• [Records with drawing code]
..............................

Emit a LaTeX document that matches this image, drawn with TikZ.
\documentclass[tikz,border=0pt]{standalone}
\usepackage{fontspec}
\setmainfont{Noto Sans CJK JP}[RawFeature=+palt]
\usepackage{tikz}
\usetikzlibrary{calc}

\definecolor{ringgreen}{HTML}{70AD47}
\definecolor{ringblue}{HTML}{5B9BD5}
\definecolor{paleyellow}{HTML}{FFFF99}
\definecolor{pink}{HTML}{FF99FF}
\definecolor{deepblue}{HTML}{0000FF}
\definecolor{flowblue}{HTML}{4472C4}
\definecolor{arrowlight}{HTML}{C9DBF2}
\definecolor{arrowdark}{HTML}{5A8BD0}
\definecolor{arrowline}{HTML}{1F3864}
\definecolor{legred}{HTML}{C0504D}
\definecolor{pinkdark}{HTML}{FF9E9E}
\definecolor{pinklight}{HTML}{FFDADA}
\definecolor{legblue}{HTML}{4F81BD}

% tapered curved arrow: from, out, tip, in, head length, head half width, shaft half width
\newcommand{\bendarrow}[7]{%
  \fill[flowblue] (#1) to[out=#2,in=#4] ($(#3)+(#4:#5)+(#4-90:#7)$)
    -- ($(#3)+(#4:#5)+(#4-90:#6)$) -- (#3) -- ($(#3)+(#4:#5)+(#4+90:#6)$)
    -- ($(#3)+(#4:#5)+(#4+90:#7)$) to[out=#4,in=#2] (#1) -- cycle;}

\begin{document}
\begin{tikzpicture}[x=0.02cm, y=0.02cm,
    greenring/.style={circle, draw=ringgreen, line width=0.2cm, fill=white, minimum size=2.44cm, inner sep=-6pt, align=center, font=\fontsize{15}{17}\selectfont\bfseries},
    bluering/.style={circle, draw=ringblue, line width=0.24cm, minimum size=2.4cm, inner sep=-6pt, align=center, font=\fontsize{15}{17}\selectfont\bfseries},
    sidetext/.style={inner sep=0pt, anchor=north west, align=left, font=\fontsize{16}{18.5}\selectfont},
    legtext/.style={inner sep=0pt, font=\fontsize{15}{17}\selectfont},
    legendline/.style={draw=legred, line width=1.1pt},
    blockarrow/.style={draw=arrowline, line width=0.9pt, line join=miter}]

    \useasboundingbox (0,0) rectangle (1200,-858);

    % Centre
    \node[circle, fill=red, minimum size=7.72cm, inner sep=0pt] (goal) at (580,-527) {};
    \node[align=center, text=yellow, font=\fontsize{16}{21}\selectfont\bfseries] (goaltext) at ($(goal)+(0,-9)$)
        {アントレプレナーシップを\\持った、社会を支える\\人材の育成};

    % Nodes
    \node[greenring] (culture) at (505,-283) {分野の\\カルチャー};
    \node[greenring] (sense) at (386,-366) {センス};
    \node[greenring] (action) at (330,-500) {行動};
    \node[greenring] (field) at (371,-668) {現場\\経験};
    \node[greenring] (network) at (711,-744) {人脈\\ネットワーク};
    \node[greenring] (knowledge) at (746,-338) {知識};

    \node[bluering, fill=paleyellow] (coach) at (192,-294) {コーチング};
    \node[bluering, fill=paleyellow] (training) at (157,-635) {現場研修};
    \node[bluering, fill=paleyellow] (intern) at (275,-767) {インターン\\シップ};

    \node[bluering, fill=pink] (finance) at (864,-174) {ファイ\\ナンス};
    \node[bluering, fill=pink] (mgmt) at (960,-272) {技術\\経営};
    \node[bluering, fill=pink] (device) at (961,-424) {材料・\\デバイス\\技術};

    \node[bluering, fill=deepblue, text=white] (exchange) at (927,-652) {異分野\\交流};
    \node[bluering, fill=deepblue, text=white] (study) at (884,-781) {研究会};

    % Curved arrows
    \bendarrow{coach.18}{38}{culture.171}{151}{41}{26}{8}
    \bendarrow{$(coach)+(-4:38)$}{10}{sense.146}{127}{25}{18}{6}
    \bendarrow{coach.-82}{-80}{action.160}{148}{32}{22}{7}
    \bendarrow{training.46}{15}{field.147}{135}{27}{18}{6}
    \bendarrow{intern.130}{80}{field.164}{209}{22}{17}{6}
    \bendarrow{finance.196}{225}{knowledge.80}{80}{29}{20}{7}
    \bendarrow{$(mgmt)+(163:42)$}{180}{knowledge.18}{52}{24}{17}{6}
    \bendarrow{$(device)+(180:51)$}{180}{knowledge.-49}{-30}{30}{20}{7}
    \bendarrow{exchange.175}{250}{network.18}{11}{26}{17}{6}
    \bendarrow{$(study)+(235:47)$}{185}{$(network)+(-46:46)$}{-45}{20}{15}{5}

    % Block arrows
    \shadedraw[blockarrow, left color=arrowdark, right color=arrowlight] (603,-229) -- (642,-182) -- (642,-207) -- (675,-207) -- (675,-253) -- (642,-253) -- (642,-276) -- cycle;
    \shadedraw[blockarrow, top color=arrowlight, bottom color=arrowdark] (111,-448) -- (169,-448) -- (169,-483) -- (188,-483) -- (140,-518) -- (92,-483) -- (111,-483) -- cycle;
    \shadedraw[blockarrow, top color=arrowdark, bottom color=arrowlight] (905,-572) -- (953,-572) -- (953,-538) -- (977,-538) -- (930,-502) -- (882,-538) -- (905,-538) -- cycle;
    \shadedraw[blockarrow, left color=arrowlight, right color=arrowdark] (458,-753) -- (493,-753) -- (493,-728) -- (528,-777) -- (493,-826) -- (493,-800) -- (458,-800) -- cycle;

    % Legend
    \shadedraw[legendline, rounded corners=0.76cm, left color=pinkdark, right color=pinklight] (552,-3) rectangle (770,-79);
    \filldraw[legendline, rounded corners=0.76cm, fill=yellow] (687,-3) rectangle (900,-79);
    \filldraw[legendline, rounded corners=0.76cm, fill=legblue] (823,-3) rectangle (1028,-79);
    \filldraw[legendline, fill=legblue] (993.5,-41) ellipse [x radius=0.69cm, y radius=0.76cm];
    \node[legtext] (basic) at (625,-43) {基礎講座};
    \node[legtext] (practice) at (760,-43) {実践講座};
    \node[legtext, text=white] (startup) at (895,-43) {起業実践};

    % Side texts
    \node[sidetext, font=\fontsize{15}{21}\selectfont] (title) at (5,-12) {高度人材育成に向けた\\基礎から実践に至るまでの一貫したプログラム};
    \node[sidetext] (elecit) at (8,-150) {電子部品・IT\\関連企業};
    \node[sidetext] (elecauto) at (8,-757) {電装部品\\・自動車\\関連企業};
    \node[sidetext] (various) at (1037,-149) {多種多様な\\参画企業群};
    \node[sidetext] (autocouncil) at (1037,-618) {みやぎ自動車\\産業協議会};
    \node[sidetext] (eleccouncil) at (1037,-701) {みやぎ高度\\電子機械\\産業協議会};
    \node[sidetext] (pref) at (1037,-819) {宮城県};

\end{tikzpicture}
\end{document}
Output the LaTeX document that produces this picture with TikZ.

..............................

• [What is needed] Reproduce the full listing above, character for character.

• [Finished task]
Emit a LaTeX document that matches this image, drawn with TikZ.
\documentclass[tikz,border=0pt]{standalone}
\usepackage{fontspec}
\setmainfont{Noto Sans CJK JP}[RawFeature=+palt]
\usepackage{tikz}
\usetikzlibrary{calc}

\definecolor{ringgreen}{HTML}{70AD47}
\definecolor{ringblue}{HTML}{5B9BD5}
\definecolor{paleyellow}{HTML}{FFFF99}
\definecolor{pink}{HTML}{FF99FF}
\definecolor{deepblue}{HTML}{0000FF}
\definecolor{flowblue}{HTML}{4472C4}
\definecolor{arrowlight}{HTML}{C9DBF2}
\definecolor{arrowdark}{HTML}{5A8BD0}
\definecolor{arrowline}{HTML}{1F3864}
\definecolor{legred}{HTML}{C0504D}
\definecolor{pinkdark}{HTML}{FF9E9E}
\definecolor{pinklight}{HTML}{FFDADA}
\definecolor{legblue}{HTML}{4F81BD}

% tapered curved arrow: from, out, tip, in, head length, head half width, shaft half width
\newcommand{\bendarrow}[7]{%
  \fill[flowblue] (#1) to[out=#2,in=#4] ($(#3)+(#4:#5)+(#4-90:#7)$)
    -- ($(#3)+(#4:#5)+(#4-90:#6)$) -- (#3) -- ($(#3)+(#4:#5)+(#4+90:#6)$)
    -- ($(#3)+(#4:#5)+(#4+90:#7)$) to[out=#4,in=#2] (#1) -- cycle;}

\begin{document}
\begin{tikzpicture}[x=0.02cm, y=0.02cm,
    greenring/.style={circle, draw=ringgreen, line width=0.2cm, fill=white, minimum size=2.44cm, inner sep=-6pt, align=center, font=\fontsize{15}{17}\selectfont\bfseries},
    bluering/.style={circle, draw=ringblue, line width=0.24cm, minimum size=2.4cm, inner sep=-6pt, align=center, font=\fontsize{15}{17}\selectfont\bfseries},
    sidetext/.style={inner sep=0pt, anchor=north west, align=left, font=\fontsize{16}{18.5}\selectfont},
    legtext/.style={inner sep=0pt, font=\fontsize{15}{17}\selectfont},
    legendline/.style={draw=legred, line width=1.1pt},
    blockarrow/.style={draw=arrowline, line width=0.9pt, line join=miter}]

    \useasboundingbox (0,0) rectangle (1200,-858);

    % Centre
    \node[circle, fill=red, minimum size=7.72cm, inner sep=0pt] (goal) at (580,-527) {};
    \node[align=center, text=yellow, font=\fontsize{16}{21}\selectfont\bfseries] (goaltext) at ($(goal)+(0,-9)$)
        {アントレプレナーシップを\\持った、社会を支える\\人材の育成};

    % Nodes
    \node[greenring] (culture) at (505,-283) {分野の\\カルチャー};
    \node[greenring] (sense) at (386,-366) {センス};
    \node[greenring] (action) at (330,-500) {行動};
    \node[greenring] (field) at (371,-668) {現場\\経験};
    \node[greenring] (network) at (711,-744) {人脈\\ネットワーク};
    \node[greenring] (knowledge) at (746,-338) {知識};

    \node[bluering, fill=paleyellow] (coach) at (192,-294) {コーチング};
    \node[bluering, fill=paleyellow] (training) at (157,-635) {現場研修};
    \node[bluering, fill=paleyellow] (intern) at (275,-767) {インターン\\シップ};

    \node[bluering, fill=pink] (finance) at (864,-174) {ファイ\\ナンス};
    \node[bluering, fill=pink] (mgmt) at (960,-272) {技術\\経営};
    \node[bluering, fill=pink] (device) at (961,-424) {材料・\\デバイス\\技術};

    \node[bluering, fill=deepblue, text=white] (exchange) at (927,-652) {異分野\\交流};
    \node[bluering, fill=deepblue, text=white] (study) at (884,-781) {研究会};

    % Curved arrows
    \bendarrow{coach.18}{38}{culture.171}{151}{41}{26}{8}
    \bendarrow{$(coach)+(-4:38)$}{10}{sense.146}{127}{25}{18}{6}
    \bendarrow{coach.-82}{-80}{action.160}{148}{32}{22}{7}
    \bendarrow{training.46}{15}{field.147}{135}{27}{18}{6}
    \bendarrow{intern.130}{80}{field.164}{209}{22}{17}{6}
    \bendarrow{finance.196}{225}{knowledge.80}{80}{29}{20}{7}
    \bendarrow{$(mgmt)+(163:42)$}{180}{knowledge.18}{52}{24}{17}{6}
    \bendarrow{$(device)+(180:51)$}{180}{knowledge.-49}{-30}{30}{20}{7}
    \bendarrow{exchange.175}{250}{network.18}{11}{26}{17}{6}
    \bendarrow{$(study)+(235:47)$}{185}{$(network)+(-46:46)$}{-45}{20}{15}{5}

    % Block arrows
    \shadedraw[blockarrow, left color=arrowdark, right color=arrowlight] (603,-229) -- (642,-182) -- (642,-207) -- (675,-207) -- (675,-253) -- (642,-253) -- (642,-276) -- cycle;
    \shadedraw[blockarrow, top color=arrowlight, bottom color=arrowdark] (111,-448) -- (169,-448) -- (169,-483) -- (188,-483) -- (140,-518) -- (92,-483) -- (111,-483) -- cycle;
    \shadedraw[blockarrow, top color=arrowdark, bottom color=arrowlight] (905,-572) -- (953,-572) -- (953,-538) -- (977,-538) -- (930,-502) -- (882,-538) -- (905,-538) -- cycle;
    \shadedraw[blockarrow, left color=arrowlight, right color=arrowdark] (458,-753) -- (493,-753) -- (493,-728) -- (528,-777) -- (493,-826) -- (493,-800) -- (458,-800) -- cycle;

    % Legend
    \shadedraw[legendline, rounded corners=0.76cm, left color=pinkdark, right color=pinklight] (552,-3) rectangle (770,-79);
    \filldraw[legendline, rounded corners=0.76cm, fill=yellow] (687,-3) rectangle (900,-79);
    \filldraw[legendline, rounded corners=0.76cm, fill=legblue] (823,-3) rectangle (1028,-79);
    \filldraw[legendline, fill=legblue] (993.5,-41) ellipse [x radius=0.69cm, y radius=0.76cm];
    \node[legtext] (basic) at (625,-43) {基礎講座};
    \node[legtext] (practice) at (760,-43) {実践講座};
    \node[legtext, text=white] (startup) at (895,-43) {起業実践};

    % Side texts
    \node[sidetext, font=\fontsize{15}{21}\selectfont] (title) at (5,-12) {高度人材育成に向けた\\基礎から実践に至るまでの一貫したプログラム};
    \node[sidetext] (elecit) at (8,-150) {電子部品・IT\\関連企業};
    \node[sidetext] (elecauto) at (8,-757) {電装部品\\・自動車\\関連企業};
    \node[sidetext] (various) at (1037,-149) {多種多様な\\参画企業群};
    \node[sidetext] (autocouncil) at (1037,-618) {みやぎ自動車\\産業協議会};
    \node[sidetext] (eleccouncil) at (1037,-701) {みやぎ高度\\電子機械\\産業協議会};
    \node[sidetext] (pref) at (1037,-819) {宮城県};

\end{tikzpicture}
\end{document}
Output the LaTeX document that produces this picture with TikZ.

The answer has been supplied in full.